In this modern age of instant market access, high-frequency trading and real-time news, there really is nothing new under the sun.
The stock market still goes up and goes down, investors still make and lose money, and the basic market dynamics between a buyer and a seller remain the same. Many market lessons taught a century ago still ring true today.
One of the most influential and successful stock market speculators of all time is the legendary Jesse Livermore. Many lessons can be learned from both his successes and failures, which were epic in scale. He made and lost several fortunes over his career, and his life ended tragically.
Livermore was keenly aware of his own shortcomings. Although this knowledge wasn't enough to save him, the wisdom he shared with the world is as much worth heeding today as it has ever been. Let's take a closer look at the man once called the "Speculator King" and one of his powerful investing strategies.
Fortunes Won, Fortunes Lost
Jesse Livermore's dad wanted him to be a farmer, but this born investor knew from a very early age that his calling was the stock market. After he left home at 14, his mathematical ability and love for the market landed him a job as a quotation changer at a stockbroker's office in Boston. He started dabbling in the market by risking his salary in the off-exchange stock-trading parlors known as bucket shops. Think of modern-day off-track betting facilities -- but stock prices, rather than horses, are used as betting tools. His math-oriented brain quickly began to discern repeating patterns in the stock prices.
|Jesse Livermore is one of the most influential and successful stock market speculators of all time.|
By the time Livermore was 21, this skill had earned him enough money to move to New York City, where this young financial wizard turned his full attention to the legitimate markets. Quickly building a reputation as a master stock trader, he earned around $3 million shorting stocks during the 1907 crash.
Despite his success, he was forced to declare bankruptcy after losing 90% of the $3 million he made during the 1907 crash.

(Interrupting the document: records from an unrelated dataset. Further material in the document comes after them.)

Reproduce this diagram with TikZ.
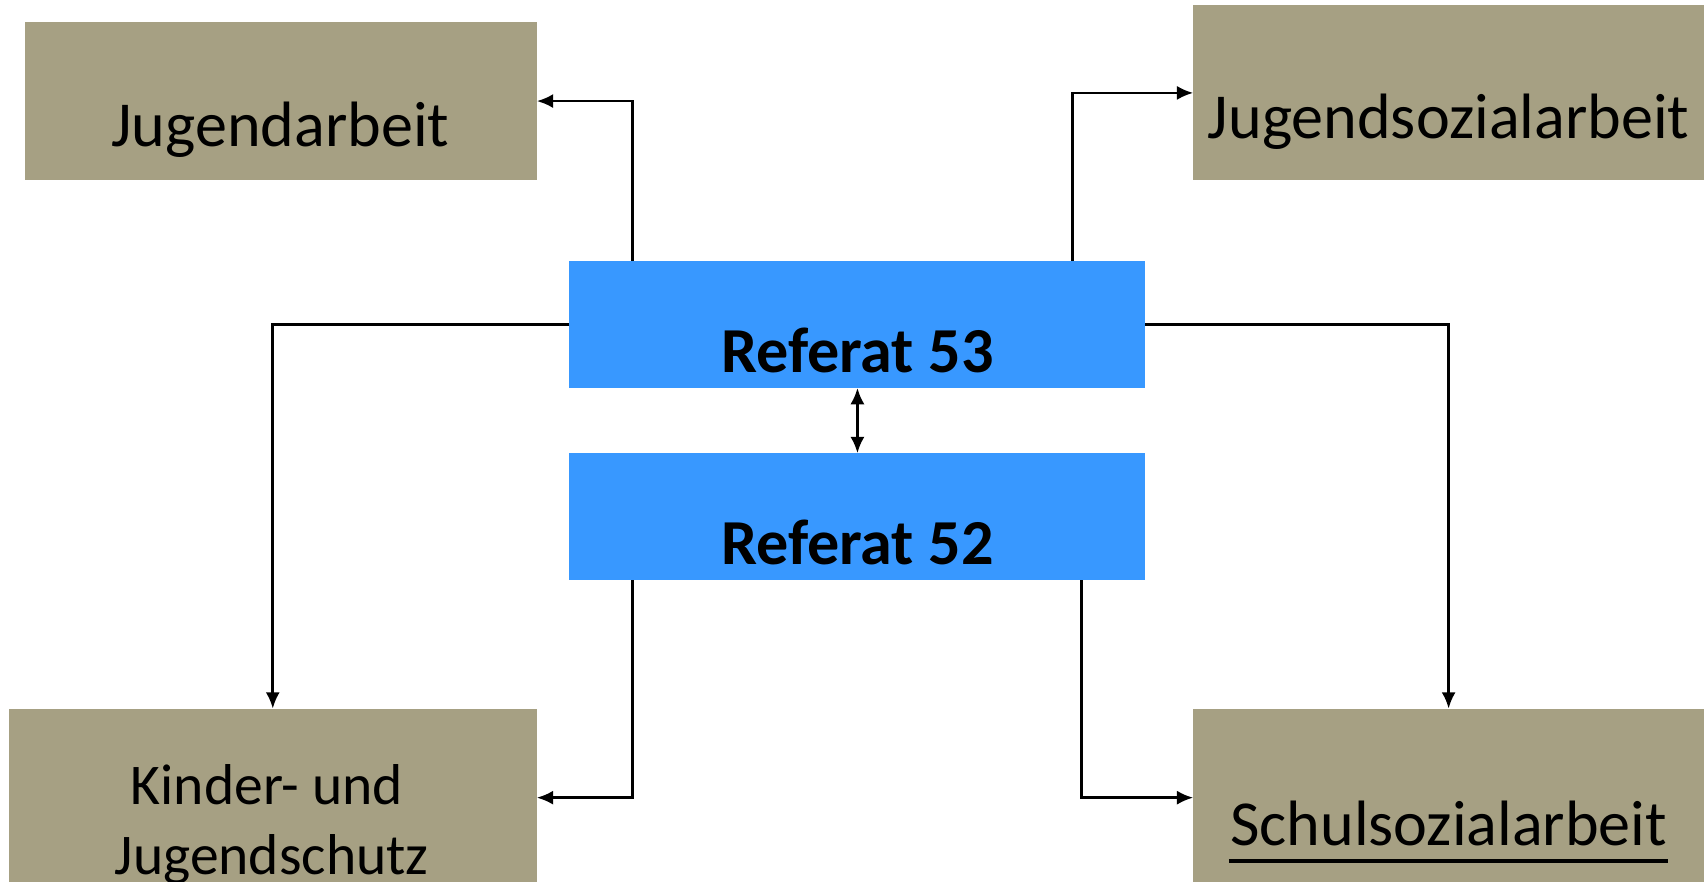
\documentclass[tikz,border=0pt]{standalone}
\usepackage{fontspec}
\setmainfont{Carlito}
\usetikzlibrary{arrows.meta}

\definecolor{feld}{HTML}{A6A083}
\definecolor{referat}{HTML}{3898FF}

\tikzset{
  kasten/.style={rectangle,fill=feld,inner sep=0,outer sep=0},
  refkasten/.style={rectangle,fill=referat,inner sep=0,outer sep=0,
    minimum width=530,minimum height=117},
  schrift/.style={inner sep=0,anchor=base,font=\fontsize{59}{65}\selectfont},
  klein/.style={schrift,font=\fontsize{53}{65}\selectfont},
  pfeil/.style={-{Latex[length=15pt,width=13pt]}}
}

\begin{document}
\begin{tikzpicture}[x=1pt,y=-1pt,line width=2.4pt]
  \useasboundingbox (0,0) rectangle (1568,811);

  \begin{scope}[every node/.style={kasten}]
    \node[minimum width=471,minimum height=146] (ja) at (258.5,93) {};
    \node[minimum width=470,minimum height=161] (jsa) at (1333,85.5) {};
    \node[minimum width=486,minimum height=164] (kj) at (251,734) {};
    \node[minimum width=470,minimum height=164] (ssa) at (1333,734) {};
  \end{scope}
  \node[refkasten] (r53) at (789,298.5) {};
  \node[refkasten] (r52) at (789,475.5) {};

  \node[schrift] (ja-t) at (258,135) {Jugendarbeit};
  \node[schrift] (jsa-t) at (1333,127) {Jugendsozialarbeit};
  \node[schrift,font=\fontsize{59}{65}\selectfont\bfseries] (r53-t) at (789,343) {Referat 53};
  \node[schrift,font=\fontsize{59}{65}\selectfont\bfseries] (r52-t) at (789,519) {Referat 52};
  \node[klein] (kj-t1) at (245.5,740) {Kinder- und};
  \node[klein] (kj-t2) at (250,805) {Jugendschutz};
  \node[schrift] (ssa-t) at (1333,778) {Schulsozialarbeit};
  \draw[line width=4pt] ([yshift=-14pt]ssa-t.base west) -- ([yshift=-14pt]ssa-t.base east);

  \path[pfeil] ([xshift=58pt]r53.north west) edge[to path={|- (\tikztotarget)}] (ja.east);
  \path[pfeil] ([xshift=-67pt]r53.north east) edge[to path={|- (\tikztotarget)}] (jsa.west);
  \path[pfeil] (r53.west) edge[to path={-| (\tikztotarget)}] (kj.north);
  \path[pfeil] (r53.east) edge[to path={-| (\tikztotarget)}] (ssa.north);
  \path[pfeil] ([xshift=58pt]r52.south west) edge[to path={|- (\tikztotarget)}] (kj.east);
  \path[pfeil] ([xshift=-59pt]r52.south east) edge[to path={|- (\tikztotarget)}] (ssa.west);
  \path[{Latex[length=15pt,width=13pt]}-{Latex[length=15pt,width=13pt]}] (r53.south) edge (r52.north);
\end{tikzpicture}
\end{document}
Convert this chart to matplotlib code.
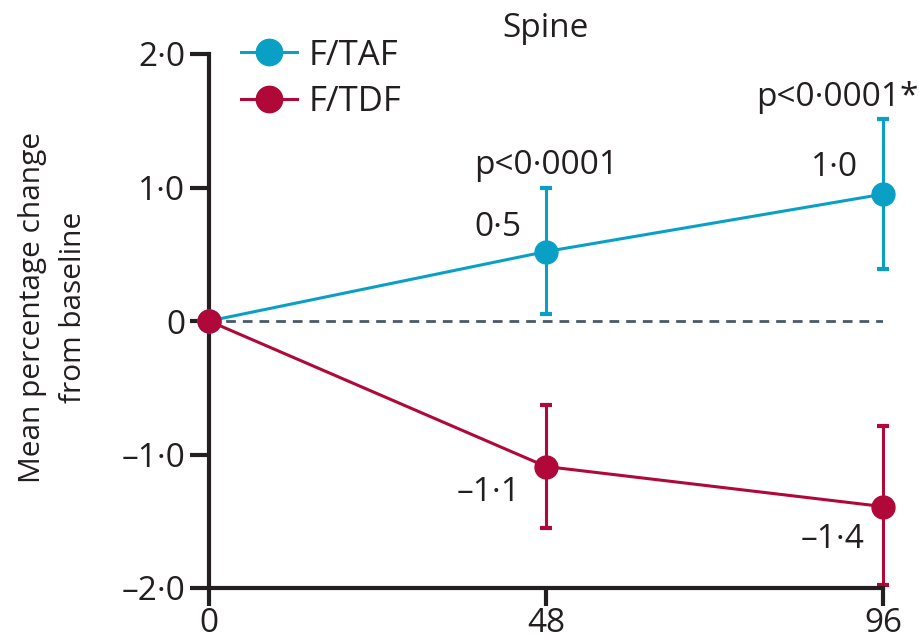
import matplotlib
matplotlib.use("Agg")
import matplotlib.pyplot as plt
from matplotlib.ticker import FixedLocator, FixedFormatter

# 数据
weeks = [0, 48, 96]
taf_mean = [0.0, 0.52, 0.95]
taf_low = [0.0, 0.05, 0.39]
taf_high = [0.0, 1.0, 1.51]
tdf_mean = [0.0, -1.09, -1.39]
tdf_low = [0.0, -1.55, -1.98]
tdf_high = [0.0, -0.63, -0.79]

taf_labels = ["", "0·5", "1·0"]
tdf_labels = ["", "–1·1", "–1·4"]
p_labels = ["", "p<0·0001", "p<0·0001*"]

y_ticks = [-2.0, -1.0, 0.0, 1.0, 2.0]
y_tick_labels = ["–2·0", "–1·0", "0", "1·0", "2·0"]
x_ticks = [0, 48, 96]
x_tick_labels = ["0", "48", "96"]

BLUE = "#0aa0c6"
RED = "#b00838"
TEXT = "#231f20"
FS = 24

plt.rcParams["font.family"] = ["Open Sans", "DejaVu Sans"]

fig = plt.figure(figsize=(9.19, 6.39), dpi=100)
ax = fig.add_axes([209 / 919, 51 / 639, 674 / 919, 534 / 639])

# 零线
ax.plot([0, 96], [0, 0], linestyle=(0, (3.5, 2.5)), color="#4a5a68", linewidth=2, zorder=1)


def draw_series(mean, low, high, color, label):
    lo = [m - l for m, l in zip(mean, low)]
    hi = [h - m for m, h in zip(mean, high)]
    ax.errorbar(weeks[1:], mean[1:], yerr=[lo[1:], hi[1:]],
                fmt="none", ecolor=color, elinewidth=2.2, capsize=4.5, capthick=3,
                clip_on=False, zorder=2)
    ax.plot(weeks, mean, color=color, linewidth=2.2, marker="o", markersize=16.5,
            label=label, clip_on=False, zorder=3)


draw_series(taf_mean, taf_low, taf_high, BLUE, "F/TAF")
draw_series(tdf_mean, tdf_low, tdf_high, RED, "F/TDF")

# 数值标注（偏移量单位：点）
taf_offsets = [None, (-18, 17), (-18, 19)]
tdf_offsets = [None, (-18, -19), (-13, -24)]
p_offsets = [None, (0, 4), (-33, 4)]

for x, m, t, off in zip(weeks, taf_mean, taf_labels, taf_offsets):
    if t:
        ax.annotate(t, (x, m), xytext=off, textcoords="offset points",
                    ha="right", va="center", fontsize=FS, color=TEXT)
for x, m, t, off in zip(weeks, tdf_mean, tdf_labels, tdf_offsets):
    if t:
        ax.annotate(t, (x, m), xytext=off, textcoords="offset points",
                    ha="right", va="center", fontsize=FS, color=TEXT)
for x, h, p, off in zip(weeks, taf_high, p_labels, p_offsets):
    if p:
        ax.annotate(p, (x, h), xytext=off, textcoords="offset points",
                    ha="center", va="bottom", fontsize=FS, color=TEXT,
                    annotation_clip=False)

ax.set_title("Spine", fontsize=FS, color=TEXT, pad=12)

ax.set_xlim(0, 96)
ax.set_ylim(-2.0, 2.0)
ax.xaxis.set_major_locator(FixedLocator(x_ticks))
ax.xaxis.set_major_formatter(FixedFormatter(x_tick_labels))
ax.yaxis.set_major_locator(FixedLocator(y_ticks))
ax.yaxis.set_major_formatter(FixedFormatter(y_tick_labels))

ax.spines["top"].set_visible(False)
ax.spines["right"].set_visible(False)
for s in ("left", "bottom"):
    ax.spines[s].set_linewidth(3)
    ax.spines[s].set_color(TEXT)
ax.tick_params(axis="both", direction="out", width=3, color=TEXT,
               labelsize=FS, labelcolor=TEXT)
ax.tick_params(axis="y", length=14, pad=3)
ax.tick_params(axis="x", length=13, pad=1)

ax.set_ylabel("Mean percentage change\nfrom baseline", fontsize=21.5, color=TEXT,
              linespacing=1.55)
ax.yaxis.set_label_coords(-0.18, 0.525)

ax.legend(loc="upper left", bbox_to_anchor=(0.027, 1.055), frameon=False,
          fontsize=25, handlelength=1.6, handletextpad=0.35, labelspacing=0.35,
          borderaxespad=0, labelcolor=TEXT, markerscale=1.15)

fig.savefig("out.png", dpi=100)
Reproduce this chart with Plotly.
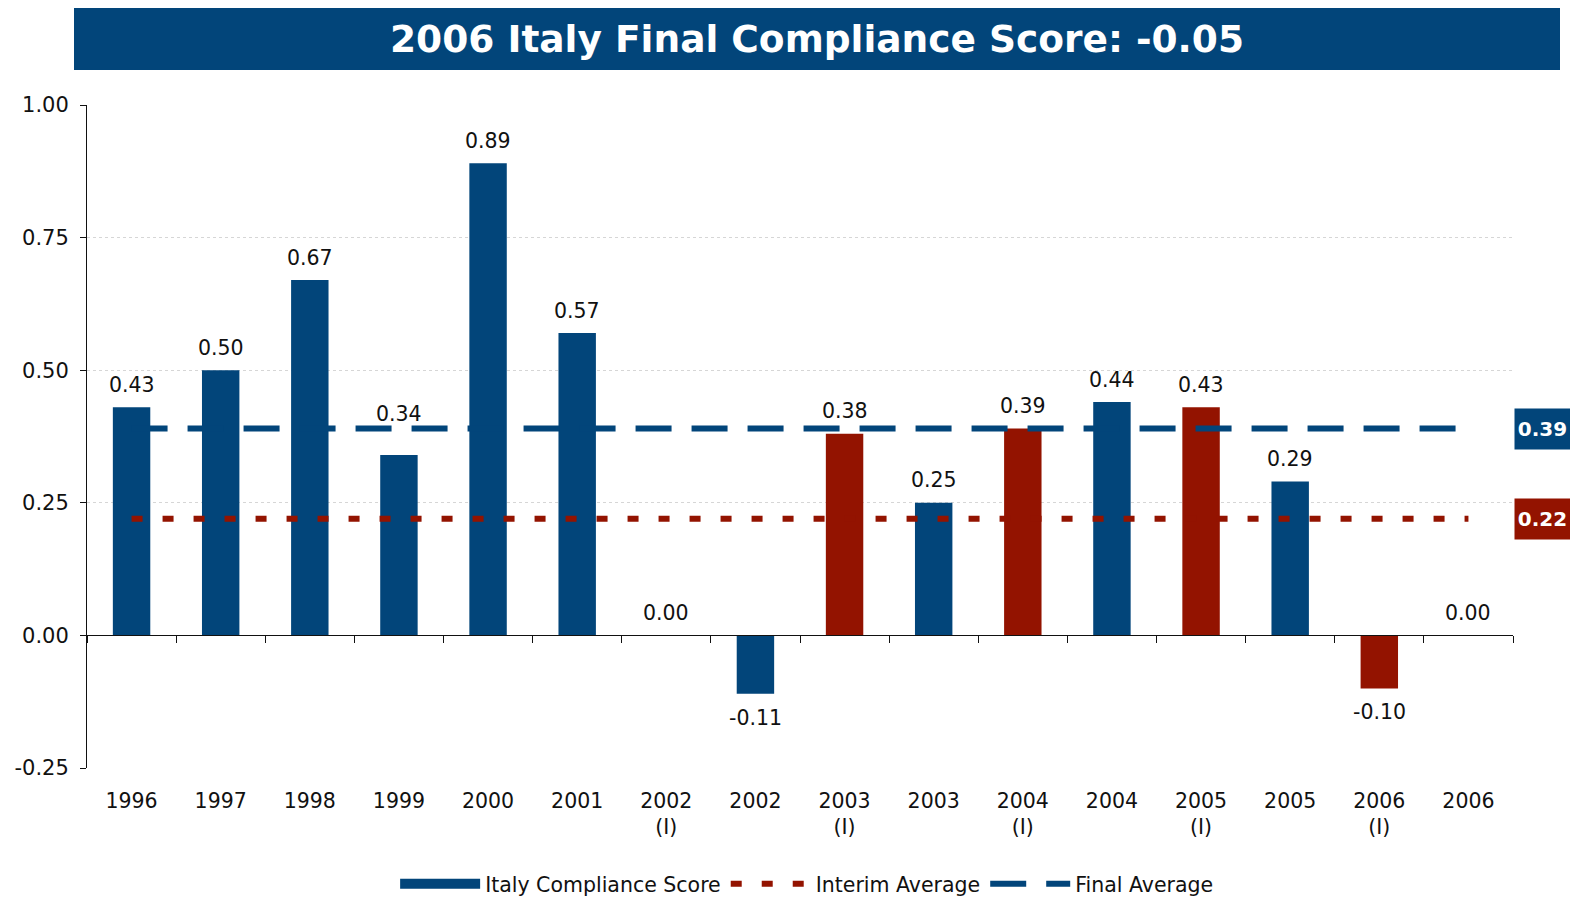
import plotly.graph_objects as go

categories = ["1996", "1997", "1998", "1999", "2000", "2001", "2002<br>(I)", "2002",
              "2003<br>(I)", "2003", "2004<br>(I)", "2004", "2005<br>(I)", "2005",
              "2006<br>(I)", "2006"]
scores = [0.43, 0.50, 0.67, 0.34, 0.89, 0.57, 0.00, -0.11, 0.38, 0.25, 0.39, 0.44, 0.43, 0.29, -0.10, 0.00]
is_interim = [False, False, False, False, False, False, True, False, True, False, True, False, True, False, True, False]
interim_avg = 0.22
final_avg = 0.39
y_ticks = [-0.25, 0.0, 0.25, 0.50, 0.75, 1.00]
title_text = "2006 Italy Final Compliance Score: -0.05"

# extra lift (px) for labels that would collide with the average line
label_lift = {"1999": 19}

BLUE = "#02457A"
RED = "#931300"
FONT = "DejaVu Sans"

colors = [RED if i else BLUE for i in is_interim]

fig = go.Figure()
fig.add_trace(go.Bar(
    x=categories, y=scores, name="Italy Compliance Score",
    marker=dict(color=colors, line=dict(width=0)),
    width=0.42, showlegend=False, hoverinfo="x+y",
))
# legend entry styled as a wide bar swatch
fig.add_trace(go.Scatter(
    x=[None], y=[None], mode="lines", name="Italy Compliance Score",
    line=dict(color=BLUE, width=15),
))
fig.add_trace(go.Scatter(
    x=categories, y=[interim_avg] * len(categories), mode="lines",
    name="Interim Average", line=dict(color=RED, width=6, dash="11px,20px"),
    hoverinfo="skip",
))
fig.add_trace(go.Scatter(
    x=categories, y=[final_avg] * len(categories), mode="lines",
    name="Final Average", line=dict(color=BLUE, width=6, dash="36px,20px"),
    xaxis="x2", hoverinfo="skip",
))

# value labels (category axis: annotations addressed by category index)
for i, (c, v) in enumerate(zip(categories, scores)):
    neg = v < 0
    fig.add_annotation(x=i, y=v, xref="x", yref="y", text=f"{v:.2f}", showarrow=False,
                       xanchor="center", yanchor="top" if neg else "bottom",
                       yshift=-10 if neg else 8.5 + label_lift.get(c, 0),
                       font=dict(family=FONT, size=20.5, color="#111"))

ymin, ymax = -0.25, 1.0
zero_pos = (0 - ymin) / (ymax - ymin)

fig.update_layout(
    width=1570, height=899,
    margin=dict(l=87, r=57, t=105, b=131, autoexpand=False),
    paper_bgcolor="white", plot_bgcolor="white",
    font=dict(family=FONT, size=20, color="#111"),
    showlegend=True,
    legend=dict(orientation="h", x=0.505, xanchor="center", y=(768 - 884) / 663,
                yanchor="middle",
                font=dict(family=FONT, size=20.5, color="#111"), itemwidth=80,
                tracegroupgap=0),
    xaxis=dict(type="category", range=[-0.5, len(categories) - 0.5], showline=False,
               ticks="", showgrid=False, zeroline=False, ticklabelstandoff=18,
               automargin=False,
               tickfont=dict(family=FONT, size=20.5, color="#111")),
    xaxis2=dict(type="category", matches="x", overlaying="x", anchor="free",
                position=zero_pos, showticklabels=False, ticks="outside",
                tickson="boundaries", ticklen=7, tickcolor="#111", showline=True,
                linecolor="#111", linewidth=1, showgrid=False, zeroline=False,
                automargin=False),
    yaxis=dict(range=[ymin, ymax], tickvals=y_ticks,
               ticktext=[f"{t:.2f}" for t in y_ticks], showline=True,
               linecolor="#111", linewidth=1, automargin=False,
               ticks="outside", ticklen=6, tickcolor="#111", ticklabelstandoff=7,
               showgrid=True, gridcolor="#d6d6d6", gridwidth=1, griddash="dot",
               zeroline=False, tickfont=dict(family=FONT, size=21, color="#111")),
)

# title banner
fig.add_shape(type="rect", xref="paper", yref="paper",
              x0=(74 - 87) / 1426, x1=(1560 - 87) / 1426,
              y0=(768 - 70) / 663, y1=(768 - 8) / 663,
              fillcolor=BLUE, line=dict(width=0), layer="below")
fig.add_annotation(text=f"<b>{title_text}</b>", xref="paper", yref="paper",
                   x=(817 - 87) / 1426, y=(768 - 39) / 663, xanchor="center", yanchor="middle",
                   showarrow=False, font=dict(family=FONT, size=37.5, color="white"))

# average value labels on the right
for val, col in [(final_avg, BLUE), (interim_avg, RED)]:
    fig.add_annotation(text=f"<b>{val:.2f}</b>", xref="paper", yref="y",
                       x=(1514 - 87) / 1426, y=val, xanchor="left", yanchor="middle",
                       showarrow=False, bgcolor=col, borderpad=0,
                       width=55, height=40, align="center",
                       font=dict(family=FONT, size=20, color="white"))

fig.write_html("out.html", config={"displayModeBar": False},
               post_script="document.body.style.margin='0';document.body.style.padding='0';")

This was mostly due to a single trade in cotton in which he broke his personal investing rules by continuing to buy the commodity as it was dropping in price.
Starting again with a greatly diminished portfolio, he was able to ride the World War I-driven bull market to another large trading stake. His legendary status was cemented when he successfully shorted stocks during the great crash of 1929, earning over $100 million.
Although he had great success, he also had his demons. Being married three times -- the third to a woman whose previous four husbands had committed suicide -- clearly shows a personal life in serious disarray.
Finally, in 1940, a lifelong battle with depression ended in his suicide in a coatroom at a New York hotel. Despite claiming to be completely broke, this investment wizard is said to have left $5 million in cash and trusts at his death. Much more important than his money, however, is the timeless wisdom Livermore left for all investors.
The Most Important Rule
Today, 73 years after his death, investors still follow the investing wisdom he left for the ages in his book "How to Trade in Stocks," as well as in "Reminiscences of a Stock Operator," a fictionalized account of his life. I strongly recommend these books to anyone interested in the building blocks of investing.
The primary lesson I learned from Livermore's writings is simple yet profound. He taught to look for obvious trends in price, set a price level on the chart (which he called pivot points), then buy or sell the stock depending on how price acted once it hits the pivot point.
Pivot points are the same thing as the support and resistance levels that I talk about in my articles. In fact, Livermore's idea on how to trade pivot points has had a profound influence on the way I approach the market. It is the basic idea behind my Channel System for entering trades and longer-term investments. This tactic, although perhaps older than Livermore himself, still continues to be a steady source of profits for many traders.
Here's how it works: Imagine a stock's pivot point to be at $25. Once price hits $25 on the way up, you wait for price to break through the line for a certain number of ticks. You could wait for price to hit $25.50 then enter your position long. On the other hand, if price hits the $25 pivot or resistance point and starts falling, you would enter short at $24.50 in the anticipation that the down move will continue.
Livermore likely would have seen a pivot point in the double bottom formed in March and April. He would have entered on the bounce off this level, potentially doubling his money. The current pivot point/support level is at $2.80. Livermore would probably wait for the bounce to be confirmed at $3 prior to entering the trade.
Risks to Consider: Just because you are using the same pivot points that you believe Jesse Livermore would have used is in no way a guarantee of profits. Remember, prices can do anything, regardless of pivot points. Money management rules are the key to making the system work. Livermore was a huge proponent of letting winners run and cutting losses. If prices move against your position after you enter a trade based on a pivot point, close the position after the support or resistance at the original pivot point fails. You can always re-enter the trade later.
Action to Take --> Make it a point to read Livermore's books and try to incorporate his ideas into your investment philosophy. I elaborated on just one of his trading tactics -- his books delve into many more. There are many life lessons, positive and negative alike, to learn from his experience. Livermore said that every time he failed, it was because he broke his own rules. Take this wisdom to heart.